One of the great things about what I do is the opportunity to coach emerging and early career leaders. It takes me back to my coaching experience as a new principal and how I viewed my role and responsibilities. Like many of the leaders I coach, I had this belief that I had to do it all, had to be the smartest person in the room, have ALL the answers. Let’s be honest, LEADERS are DOERS. And what that frequently leads to is a feeling of frustration followed by uttering the phrase ‘I will just do it myself’.
LEADERS are DOERS
For today’s post, I want to focus on how that works specifically with change.
Change is one of the few constants we can count on. But, what exactly is your responsibility as the leader when it comes to change in your organization? Many leaders would respond by stating something along the lines of ‘I have to the be the change I want to see.’ In essence, many leaders feel they must be the one to drive change, to be the one doing the heavy lifting, putting it all on their shoulders for others to see. Back to the conversation I mentioned at the top of the blog, this particular leader was focused on how to drive systemic change. Her working belief was, like I mentioned before, she must be the change.

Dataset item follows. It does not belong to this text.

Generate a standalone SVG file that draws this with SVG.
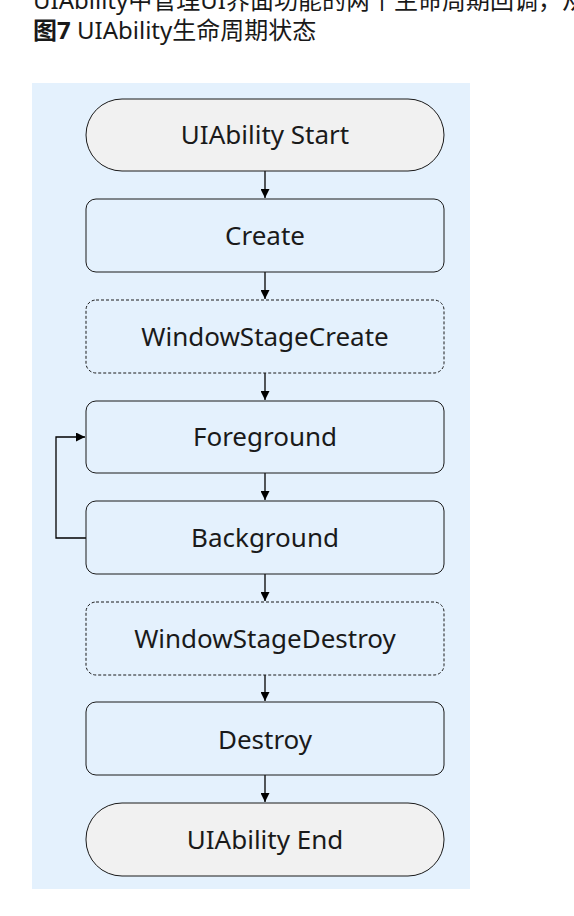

Ok, here comes THE point of the post. When it comes to leading change, it is not your job to make the system change. Rather, it is your job to create conditions in which people feel empowered, trusted, and see the need for change. If you are successful, THEY will create the systemic change. A change that isn’t person dependent but system dependent. I’ll say it again…
“it is your job to create conditions in which people feel empowered, trusted, and see the need for change”
So, how do you do that? How can you create the conditions where change happens from within the system and is not pushed from top down? Here are a five quick suggestions:
- Listen – yep, spend time actually listening to your people. In a time when we are faced with the ‘Great Resignation’, one of the things driving people away is feeling not valued. This is more than buying them swag and food (although everyone loves that). I had a conversation with a leader recently who brought in a 360 degree feedback process where people didn’t just answer a survey, but interacted with others (anonymously) to share and understand perspectives of the issues. As leaders, we sometimes might get a little tunnel-visioned and need to hear all perspectives.
- Stop solving everyone’s problems for them – BIG one here. Leaders think they have to do it all. WHY?? Stop it!!! Something I have always pushed with leadership teams is to empower people to solve their own problems. Train them, coach them, support them. Pick them up when they fall…but stop solving their problems. If we want employees who really engage, they have to feel they have a say in it, a stake in it.
- Communicate – I believe myself to be a very good communicator. But, often in working to build toward change, I have fallen here. The key is not just communicating plans, initiatives, and solutions to our change needs. Communicating the reasons you feel a change might be necessary is essential. I’m not talking about whining or complaining, instead communicate through the sharing of the current state (data, anecdotes, images, stories from other organizations).
- Celebrate – small victories are essential in the change process. As much as we’d like to wave the magic wand and see the ideal state overnight, it doesn’t work that way. So, celebrate each step on the road toward the change you wish to see. Be cautious not to just celebrate the early adopters, as this can cause resentment and undermine your process. Celebrate them, yes, but find anything you can to prop up those who let others go first when they take their small steps. And, of course, when the laggards finally come along, it’s party time!
- Model – change will not happen if you share a desired state and do nothing to model it. I’ve seen times when a new initiative is being brought forward and the leaders aren’t in the room for the training. No matter the reason for your absence, your crew notices you aren’t in the room and the message is clear to them. The boss isn’t on board so neither am I. Be present, learn WITH your team. Attempt to model your learning (it’s ok if it doesn’t go well, it’s a chance to let them know early failure is ok).
So, leaders, as you look at the current landscape and identify areas where improvement and change are necessary, keep this in mind. It’s not your job to create all the change – it’s your job to create the conditions for change. You’ve got this…go have an incredible week!